## SUPPLIED MATERIAL

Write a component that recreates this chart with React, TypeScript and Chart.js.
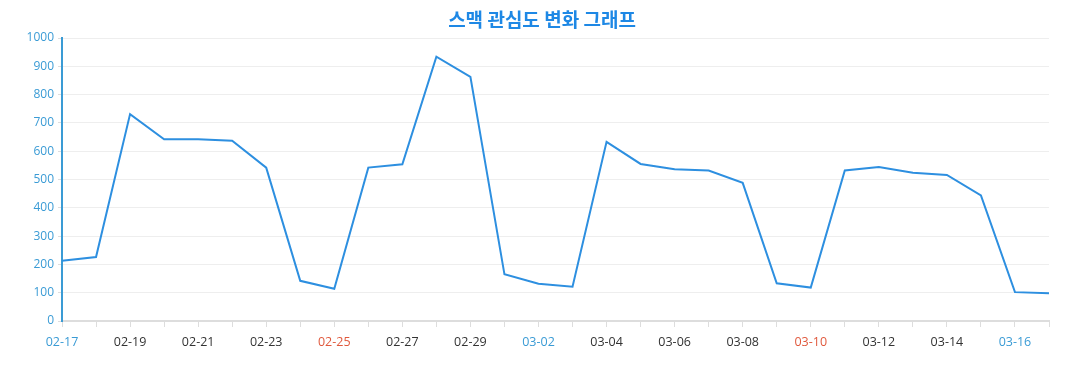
import React, { useEffect, useRef } from "react";
import { Chart, registerables } from "chart.js";

Chart.register(...registerables);

const TITLE = "스맥 관심도 변화 그래프";
const DATES = [
  "02-17", "02-18", "02-19", "02-20", "02-21", "02-22", "02-23", "02-24", "02-25", "02-26",
  "02-27", "02-28", "02-29", "03-01", "03-02", "03-03", "03-04", "03-05", "03-06", "03-07",
  "03-08", "03-09", "03-10", "03-11", "03-12", "03-13", "03-14", "03-15", "03-16", "03-17",
];
const VALUES = [
  213, 226, 731, 642, 642, 637, 542, 142, 114, 542,
  554, 934, 863, 165, 132, 121, 633, 555, 536, 532,
  488, 133, 118, 532, 544, 524, 516, 444, 102, 98,
];
// day kinds: "sat" | "sun" | "" (2024-02-17 is a Saturday)
const DAY_KIND = DATES.map((_, i) => (i % 7 === 0 ? "sat" : i % 7 === 1 ? "sun" : ""));
const Y_TICKS = [0, 100, 200, 300, 400, 500, 600, 700, 800, 900, 1000];

const titlePlugin = {
  id: "centeredTitle",
  afterDraw(chart: any) {
    const ctx = chart.ctx;
    ctx.save();
    ctx.font = "bold 19px 'Noto Sans CJK KR', 'Noto Sans', sans-serif";
    ctx.fillStyle = "#1e88e5";
    ctx.textAlign = "center";
    ctx.textBaseline = "middle";
    ctx.fillText(TITLE, 542, 20);
    ctx.restore();
  },
};

export default function App() {
  const ref = useRef<HTMLCanvasElement | null>(null);
  useEffect(() => {
    document.body.style.margin = "0";
    const chart = new Chart(ref.current!, {
      type: "line",
      data: {
        labels: DATES,
        datasets: [
          {
            data: VALUES,
            borderColor: "#2d8fe0",
            borderWidth: 2,
            pointRadius: 0,
            tension: 0,
            fill: false,
          },
        ],
      },
      plugins: [titlePlugin],
      options: {
        responsive: false,
        animation: false,
        layout: { padding: { left: 0, right: 28, top: 38, bottom: 0 } },
        plugins: {
          legend: { display: false },
          tooltip: { enabled: false },
          title: { display: false },
        },
        scales: {
          x: {
            offset: false,
            border: { color: "#dddddd", width: 2 },
            grid: { drawOnChartArea: false, drawTicks: true, tickLength: 6, color: "#dddddd" },
            ticks: {
              autoSkip: false,
              maxRotation: 0,
              padding: 8,
              font: { family: "'Open Sans', sans-serif", size: 12.5 },
              color: (ctx: any) => {
                const k = DAY_KIND[ctx.index];
                return k === "sat" ? "#3a9bd5" : k === "sun" ? "#e0583c" : "#333333";
              },
              callback: (_v: any, i: number) => (i % 2 === 0 ? DATES[i] : ""),
            },
            afterFit: (s: any) => {
              s.height = 69;
            },
          },
          y: {
            min: 0,
            max: 1000,
            border: { color: "#3a9bd5", width: 2 },
            grid: { color: "#eeeeee", tickLength: 4, tickColor: "#dddddd" },
            afterBuildTicks: (s: any) => {
              s.ticks = Y_TICKS.map((v) => ({ value: v }));
            },
            ticks: {
              color: "#3a9bd5",
              padding: 4,
              font: { family: "'Open Sans', sans-serif", size: 12 },
              callback: (v: any) => String(v),
            },
            afterFit: (s: any) => {
              s.width = 62;
            },
          },
        },
      },
    });
    return () => chart.destroy();
  }, []);
  return (
    <div style={{ width: 1077, height: 390 }}>
      <canvas ref={ref} width={1077} height={390} style={{ display: "block" }} />
    </div>
  );
}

## GIVEN REQUEST
Reproduce exactly the run of lines that opens the listing and closes with the line holding "Chart.register(...registerables);". Pictures are excluded.

## RESULT OF THIS EXERCISE
Write a component that recreates this chart with React, TypeScript and Chart.js.
import React, { useEffect, useRef } from "react";
import { Chart, registerables } from "chart.js";

Chart.register(...registerables);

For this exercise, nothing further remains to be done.